WWD.com/accessories-news/government-trade/swiss-regulator-rejects-swatch-deal-7051012/
government-trade
government-trade

Swiss Regulator Rejects Swatch Agreement

The Competition Commission said it considers it “premature” for firm to phase out the supply of essential regulating mechanisms.

Nick Hayek

PARIS — In a surprise ruling, Switzerland’s competition regulator announced on Friday it had rejected an agreement struck between its Secretariat and Swatch Group AG, which temporarily allowed the world’s biggest watchmaker to reduce deliveries of components to rival watchmakers.

The Swiss Federal Competition Commission, or Comco, said it was sending both parties back to the negotiation table because it considers it “premature” for Swatch Group to phase out the supply of essential regulating mechanisms like high-tech hairsprings.

“The Comco has not approved the amicable agreement signed in spring 2013 between the Secretariat and Swatch Group and has sent it back to the Secretariat so that it may be renegotiated,” the regulatory body said.

Swatch Group chief executive officer Nick Hayek deplored the ruling. “We regret that Comco has not taken a definite decision and rejected the common agreement, suggesting to renegotiate it,” he said.

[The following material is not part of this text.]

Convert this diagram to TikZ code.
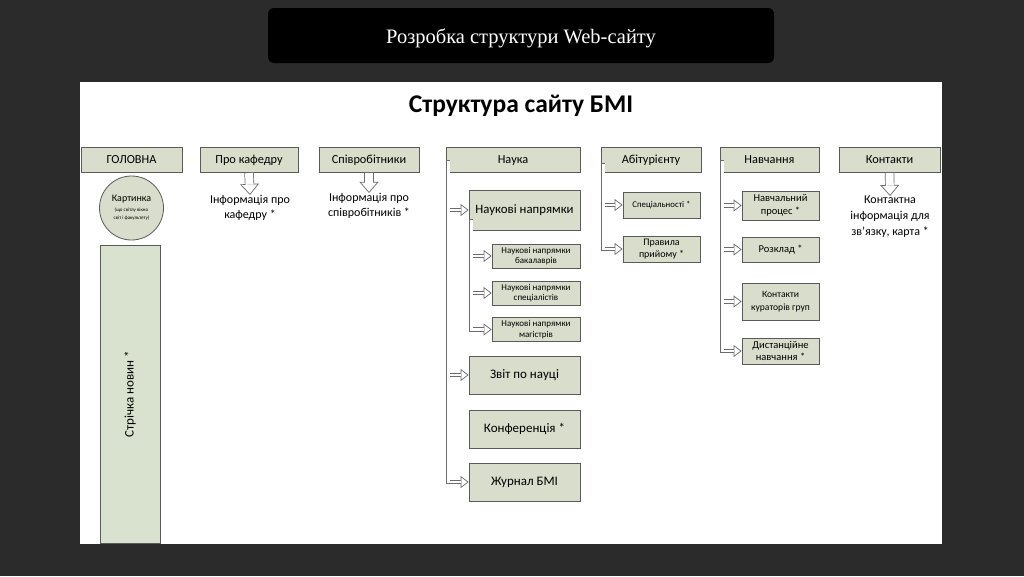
\documentclass[tikz,border=0pt]{standalone}
\usepackage{fontspec}
\setmainfont{Carlito}
\newfontfamily\slideserif{Liberation Serif}
\usetikzlibrary{arrows.meta}

\definecolor{slidebg}{HTML}{2B2B2B}
\definecolor{boxfill}{HTML}{D8DECB}
\definecolor{newsfill}{HTML}{D9E2CF}
\definecolor{boxline}{HTML}{5A5A5A}
\definecolor{pipegray}{HTML}{6B6B6B}

\tikzset{
  box/.style={draw=boxline, fill=boxfill, line width=0.8pt, align=center, inner sep=1pt},
  topbox/.style={box, minimum height=25pt, text height=9pt, text depth=2pt, font=\fontsize{12.3}{14}\selectfont},
  bigbox/.style={box, minimum width=111pt, minimum height=38pt, text height=9.5pt, text depth=2pt, font=\fontsize{13}{15}\selectfont},
  subbox/.style={box, minimum width=88pt, minimum height=24pt, font=\fontsize{9}{10.5}\selectfont},
  sidebox/.style={box, minimum width=77pt, font=\fontsize{10.5}{12.5}\selectfont},
  infotext/.style={align=center, inner sep=0pt, font=\fontsize{12}{15.5}\selectfont},
  % hollow connectors: outline pass, then white pass
  pipe/.style={draw=pipegray, line width=4.4pt,
    -{Triangle[fill=white, length=8pt, width=12pt, line width=0.7pt]}},
  pipefill/.style={draw=white, line width=2.8pt, shorten >=7.4pt},
  fatpipe/.style={draw=pipegray, line width=9.4pt,
    -{Triangle[fill=white, length=11pt, width=19pt, line width=0.7pt]}},
  fatpipefill/.style={draw=white, line width=8pt, shorten >=10.3pt, shorten <=0.7pt},
}

% all connectors, drawn once per pass
\newcommand\sitelinks[2]{%
  % block arrows under the top items
  \draw[#2] (kafedra.south) -- (kafinfo.north);
  \draw[#2] (spivr.south) -- (spivinfo.north);
  \draw[#2] (kontakty.south) -- (kontinfo.north);
  % Наука
  \draw[#1] (nt) |- (zhurnal.west);
  \draw[#1] (nt |- napr.west) -- (napr.west);
  \draw[#1] (nt |- zvit.west) -- (zvit.west);
  \draw[#1] (nst) |- (mag.west);
  \draw[#1] (nst |- bak.west) -- (bak.west);
  \draw[#1] (nst |- spec.west) -- (spec.west);
  % Абітурієнту
  \draw[#1] (at) |- (pravyla.west);
  \draw[#1] (at |- specabit.west) -- (specabit.west);
  % Навчання
  \draw[#1] (vt) |- (dist.west);
  \draw[#1] (vt |- navchproc.west) -- (navchproc.west);
  \draw[#1] (vt |- rozklad.west) -- (rozklad.west);
  \draw[#1] (vt |- kuratory.west) -- (kuratory.west);
}

\begin{document}
\begin{tikzpicture}[x=1pt,y=-1pt]
  \useasboundingbox (0,0) rectangle (1024,576);
  \fill[slidebg] (0,0) rectangle (1024,576);

  % slide title
  \fill[black, rounded corners=6pt] (268,8) rectangle (774,63);
  \node[text=white, font=\slideserif\fontsize{20.5}{22}\selectfont] (slidetitle) at (521,38) {Розробка структури Web-сайту};

  % white panel
  \fill[white] (80,82) rectangle (942,544);
  \node[font=\bfseries\fontsize{25.5}{28}\selectfont] (maintitle) at (521,106) {Структура сайту БМІ};

  % top row
  \node[topbox, minimum width=101pt] (glavna) at (131.5,159.5) {ГОЛОВНА};
  \node[topbox, minimum width=98pt] (kafedra) at (249,159.5) {Про кафедру};
  \node[topbox, minimum width=100pt] (spivr) at (369,159.5) {Співробітники};
  \node[topbox, minimum width=134pt] (nauka) at (513,159.5) {Наука};
  \node[topbox, minimum width=100pt] (abit) at (651,159.5) {Абітурієнту};
  \node[topbox, minimum width=99pt] (navch) at (769.5,159.5) {Навчання};
  \node[topbox, minimum width=101pt] (kontakty) at (889.5,159.5) {Контакти};

  % ГОЛОВНА
  \node[box, circle, minimum size=64pt, inner sep=0pt, font=\fontsize{10}{11}\selectfont] (kartynka) at (131.5,208)
    {Картинка\\[-1pt]{\fontsize{5}{6}\selectfont (що світлу вікно}\\[-3pt]{\fontsize{5}{6}\selectfont світ і факультету)}};
  \node[box, fill=newsfill, rotate=90, minimum width=298pt, minimum height=60pt,
    font=\fontsize{13}{15}\selectfont] (strichka) at (130,394) {Стрічка новин *};

  % texts under the top items
  \node[infotext] (kafinfo) at (250,208) {Інформація про\\кафедру *};
  \node[infotext] (spivinfo) at (369,206) {Інформація про\\співробітників *};
  \node[infotext, font=\fontsize{12}{16}\selectfont] (kontinfo) at (890,217) {Контактна\\інформація для\\зв’язку, карта *};

  % Наука
  \node[bigbox, minimum height=40pt, font=\fontsize{12.8}{15}\selectfont] (napr) at (524.5,210) {Наукові напрямки};
  \node[subbox] (bak) at (536,256) {Наукові напрямки\\бакалаврів};
  \node[subbox] (spec) at (536,293) {Наукові напрямки\\спеціалістів};
  \node[subbox] (mag) at (536,329.5) {Наукові напрямки\\магістрів};
  \node[bigbox] (zvit) at (524.5,375) {Звіт по науці};
  \node[bigbox] (konf) at (524.5,429) {Конференція *};
  \node[bigbox] (zhurnal) at (524.5,482) {Журнал БМІ};

  % Абітурієнту
  \node[sidebox, minimum height=26pt, text height=6.5pt, text depth=1.5pt, font=\fontsize{8.8}{10}\selectfont] (specabit) at (661.5,205) {Спеціальності *};
  \node[sidebox, minimum height=26pt, font=\fontsize{10}{12.5}\selectfont] (pravyla) at (661.5,249) {Правила\\прийому *};

  % Навчання
  \node[sidebox, minimum height=29pt] (navchproc) at (780.5,205.5) {Навчальний\\процес *};
  \node[sidebox, minimum height=25pt, text height=7.7pt, text depth=1.7pt] (rozklad) at (780.5,249.5) {Розклад *};
  \node[sidebox, minimum height=37pt, font=\fontsize{9.6}{13}\selectfont] (kuratory) at (780.5,301.5) {Контакти\\кураторів груп};
  \node[sidebox, minimum height=26pt] (dist) at (780.5,351) {Дистанційне\\навчання *};

  % trunk starts
  \coordinate (nt) at ([xshift=2.5pt]nauka.west);
  \coordinate (nst) at ([xshift=2.5pt,yshift=-9pt]napr.west);
  \coordinate (at) at ([xshift=2.5pt,yshift=-3pt]abit.west);
  \coordinate (vt) at ([xshift=2.5pt]navch.west);

  \sitelinks{pipe}{fatpipe}
  \sitelinks{pipefill, shorten <=1.2pt}{fatpipefill}
\end{tikzpicture}
\end{document}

Hayek has stated repeatedly his intention to wean other brands from their dependence on ETA, the Swatch Group subsidiary that supplies watch movements to most of the industry, and Nivarox, the division that produces oscillating and escapement parts, in order to stimulate research and development.

Biel-based Swatch Group, whose 19 brands run the gamut from luxury Breguet timepieces to affordable plastic Swatch watches, had been given the green light to reduce the supply of mechanical movements in 2012 and 2013 to 85 percent of 2010 levels, and deliveries of assortments to 95 percent of the 2010 quantities. Rivals like LVMH Moët Hennessy Louis Vuitton and Compagnie Financière Richemont SA have been snapping up suppliers of movements, cases and dials to secure greater independence, but they remain mostly dependent on third parties for the assortments, which are technically complex to manufacture.

The Comco said it agreed in principle that Swatch Group should be able to reduce the delivery of mechanical movements in a gradual way and under certain conditions. It approved a further 10 percent reduction for 2014.

“Regarding the essential components of mechanical movements [the assortments], the Comco considers that a reduction in deliveries would be premature, considering the situation currently facing the market, as well as the unpredictable developments in this field,” it said.

“It would like to wait to see what developments emerge on this market in the next few years before agreeing to a reduction in deliveries,” it added. This means that in 2014, Swatch Group will have to revert to delivering 100 percent of the quantities of assortments it supplied in 2010.

Officials at LVMH, Kering and the Federation of the Swiss Watch Industry declined to comment on the ruling. Richemont did not return calls requesting a comment.

The Comco had launched a probe in June 2011 into whether shutting off supply to third parties would constitute an abuse of Swatch Group’s dominant position, in violation of competition law.

Supply shortages are one of the main challenges facing the group, which posted a 14 percent increase in sales last year, breaking the barrier of 8 billion Swiss francs, or $8.5 billion, for the first time.

At the Baselworld watch and jewelry fair in April, Swatch made a splash with the launch of its Sistem51, billed as the first mechanical watch for the masses.

The company, which is credited with saving Switzerland’s mechanical watch industry in the early Eighties, has developed a revolutionary movement consisting of only 51 parts and a single screw, meaning it can be automatically assembled.

Hayek has contended the easy availability of his group’s components has made rivals disinclined to invest in their own production capacity, and allowed them to divert spending to marketing and store networks instead. He sees the Sistem51 as proof that it is possible to produce mechanical watches in Switzerland at a low cost.

On Friday, he said he was surprised that practically nothing had changed in the 10 years since Swatch announced its intention of phasing out the supply of parts.

“The lack of interest of the players in the Swiss watch industry to create novelties or to become more independent from Swatch Group is amazing,” Hayek said.